Japan Lights
N35°35.19′ E140°13.42′
0740 ZULU
The sun sets thirty minutes before we cross the coastline, the sky burning down towards the horizon, leaving nothing more than charred blues and blacks behind. As I dim the interior display lighting and screens, the last gasps of daylight flicker in the far distance, providing a final illumination of the broken layers of clouds below us, and the darkened patches of the Pacific Ocean below them. The Captain is currently on break, leaving the Relief Officer and me to watch the spectacle unfold outside the windows.
Looking out over several tens of miles, the cloud tops to the west decrease in altitude, causing the sun—only visible as a ragged line of lava red light in between the layers—to freeze in its descent. The surrounding area darkens with the coming night, causing the contrast between light and dark to increase until it is almost painful to the eyes to look at. Finally, the sun drops below the edge of the earth, bringing the true blackness of night to our vantage point high above the ocean waves.
The darkness doesn’t last for too long, as, in a little while, the eastern coast of Japan slides into view, rolling towards us from the far horizon for our brief pass over that country. Tokyo always shines brightly, its structure and shape defined by the cool white glow of millions and millions of LED bulbs. Tonight, though, a thin layer of scattered clouds below us breaks up our view of the brilliantly lit city, limiting it to the empty spaces between the clouds. Because the jetstream is low today, and the headwind we are facing increases by almost 50 knots in less than five minutes, the combination of our speed and the wind causes the clouds to whip by beneath us, providing an ever-changing light show of the city.

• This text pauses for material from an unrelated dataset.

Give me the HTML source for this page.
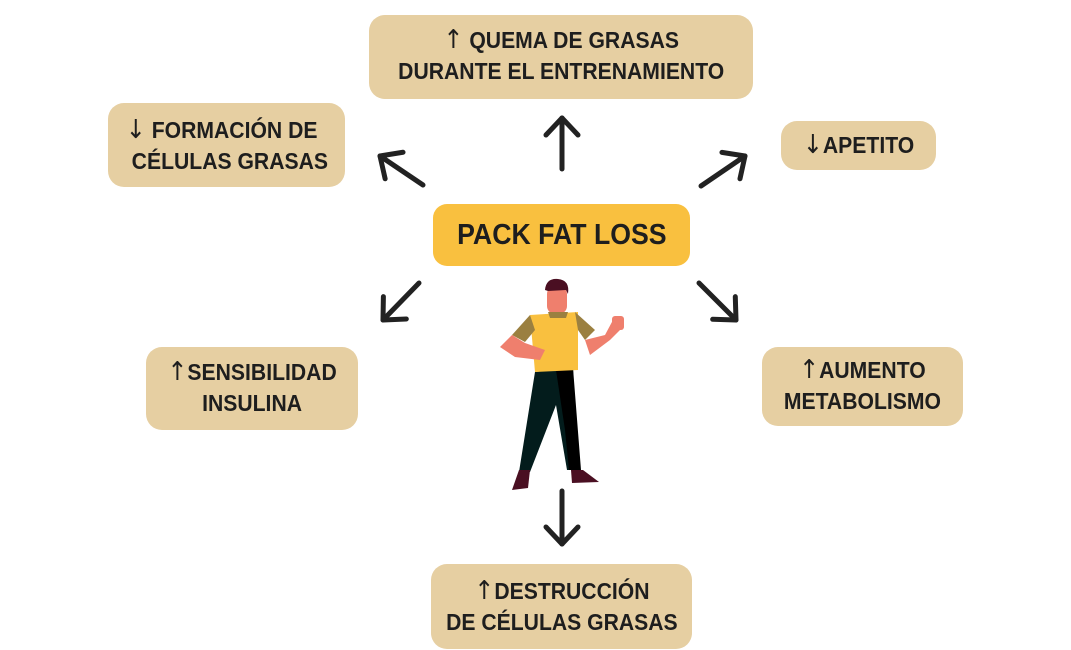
<!DOCTYPE html>
<html><head><meta charset="utf-8"><style>
body{margin:0;width:1071px;height:650px;background:#fff;overflow:hidden;position:relative;font-family:"Liberation Sans",sans-serif;font-weight:bold;color:#1e1e1e}
.b{position:absolute;background:#e6cfa2;border-radius:16px;font-size:23px;line-height:31px;text-align:center;box-sizing:border-box;white-space:nowrap}
.b>span.t{display:inline-block;transform:scaleX(.92);transform-origin:center}
.ar{font-family:"DejaVu Sans",sans-serif;font-weight:normal;font-size:26px}
</style></head><body>
<div class="b" style="left:369px;top:15px;width:384px;height:84px;padding-top:10px"><span class="t"><span class="ar">↑</span> QUEMA DE GRASAS<br>DURANTE EL ENTRENAMIENTO</span></div>
<div class="b" style="left:108px;top:103px;width:237px;height:84px;padding-top:12px"><span class="t" style="text-align:left"><span class="ar">↓</span> FORMACIÓN DE<br>&nbsp;CÉLULAS GRASAS</span></div>
<div class="b" style="left:781px;top:121px;width:155px;height:49px;padding-top:9px"><span class="t"><span class="ar">↓</span>APETITO</span></div>
<div class="b" style="left:433px;top:204px;width:257px;height:62px;background:#f9c03f;font-size:29px;line-height:62px;border-radius:14px"><span class="t">PACK FAT LOSS</span></div>
<div class="b" style="left:146px;top:347px;width:212px;height:83px;padding-top:10px"><span class="t"><span class="ar">↑</span>SENSIBILIDAD<br>INSULINA</span></div>
<div class="b" style="left:762px;top:347px;width:201px;height:79px;padding-top:8px"><span class="t"><span class="ar">↑</span>AUMENTO<br>METABOLISMO</span></div>
<div class="b" style="left:431px;top:564px;width:261px;height:85px;padding-top:12px"><span class="t"><span class="ar">↑</span>DESTRUCCIÓN<br>DE CÉLULAS GRASAS</span></div>
<svg width="1071" height="650" style="position:absolute;left:0;top:0" fill="none" stroke="#222" stroke-width="5" stroke-linecap="round" stroke-linejoin="round">
<defs><marker id="m" markerWidth="6" markerHeight="8" refX="5" refY="4" orient="auto" markerUnits="userSpaceOnUse" viewBox="0 0 6 8" overflow="visible"><path d="M-12,-12 L5,4 L-12,20" stroke="#222" stroke-width="5" fill="none"/></marker></defs>
<g marker-end="url(#m)">
<line x1="562" y1="169" x2="562" y2="118"/>
<line x1="423" y1="185" x2="380" y2="156"/>
<line x1="701" y1="186" x2="745" y2="156"/>
<line x1="419" y1="283" x2="383" y2="320"/>
<line x1="699" y1="283" x2="736" y2="320"/>
<line x1="562" y1="491" x2="562" y2="544"/>
</g>
<g stroke="none">
<path d="M535 372 L573 368 L578 470 L567 470 L556 405 L530 472 L519 472 Z" fill="#031c1c"/>
<path d="M556 370 L573 368 L581 470 L569 470 L565 430 Z" fill="#000"/>
<path d="M519 470 L530 470 L528 488 L512 490 Z" fill="#4a0f22"/>
<path d="M571 470 L583 470 L599 482 L572 483 Z" fill="#4a0f22"/>
<path d="M530 315 L578 312 L578 370 L535 372 Z" fill="#f9c03f"/>
<path d="M530 315 L512 335 L525 342 L535 330 Z" fill="#9b8040"/>
<path d="M575 312 L595 330 L585 340 L578 330 Z" fill="#9b8040"/>
<path d="M512 335 L500 347 L515 357 L540 360 L545 350 L525 343 Z" fill="#ef7f6d"/>
<path d="M585 340 L590 355 L610 340 L620 330 L613 320 L605 335 Z" fill="#ef7f6d"/>
<rect x="612" y="316" width="12" height="14" rx="3" fill="#ef7f6d"/>
<rect x="547" y="286" width="20" height="28" rx="8" fill="#ef7f6d"/>
<path d="M545 290 Q546 278 558 279 Q570 280 568 294 L566 290 L548 291 Z" fill="#4a0f22"/>
<path d="M548 312 L568 312 L566 318 L550 318 Z" fill="#9b8040"/>
</g>
</svg>
</body></html>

Fearing turbulence, the RO flips on the seatbelt sign. I have the cabin PA selected with the volume turned way down on my radio panel so I only faintly hear the automated announcement play in the cabin followed immediately by our interpreter making the same announcement in Korean. The airline had an incident with turbulence a few days ago, and everybody is understandably hypersensitive about the bumps. I lean forward in my seat, pressing against the leg straps of my seatbelt, while I stare into the now dark sky ahead.
The bumps don’t materialize but the Sea of Japan soon does—a plain of water stretching into the far distance of the night, just slightly darker than the sky above it. To the south, the lights of western Japan twinkle brightly. Unlike Tokyo and the big cities to the east that have all switched over to glare of LED lights that leave a harsh, white tinge in the skies above them, for some reason the transition hasn’t occurred here yet, and the coastline out the left side windows glows a soft orange in the night air. As we continue westward, they too fade out of sight, sliding behind our wing like the other hundreds and hundreds of miles of the globe we’ve already traversed today.
The Captain rejoins us and the crowded cockpit now feels warm, despite the sun having long since escaped us to the west. With three of us up here, and the busy prep work for the upcoming approach and landing in full swing, there is now a sense of purpose again, something that always seems to go missing in the long hours of in-between time. Tokyo Control passes us off to Daegu Control, which is responsible for the eastern half of South Korea’s airspace. They’ve been busy the last few days as their neighbor to the north has been lobbing test missiles eastward into the Sea of Japan. Tonight is quiet though, and they clear us to the initial fix on the arrival into Incheon. I update the flight computer and the plane banks slightly to the right, and finally, for the first time in almost 10 hours of flying, we are pointed towards the end of our day.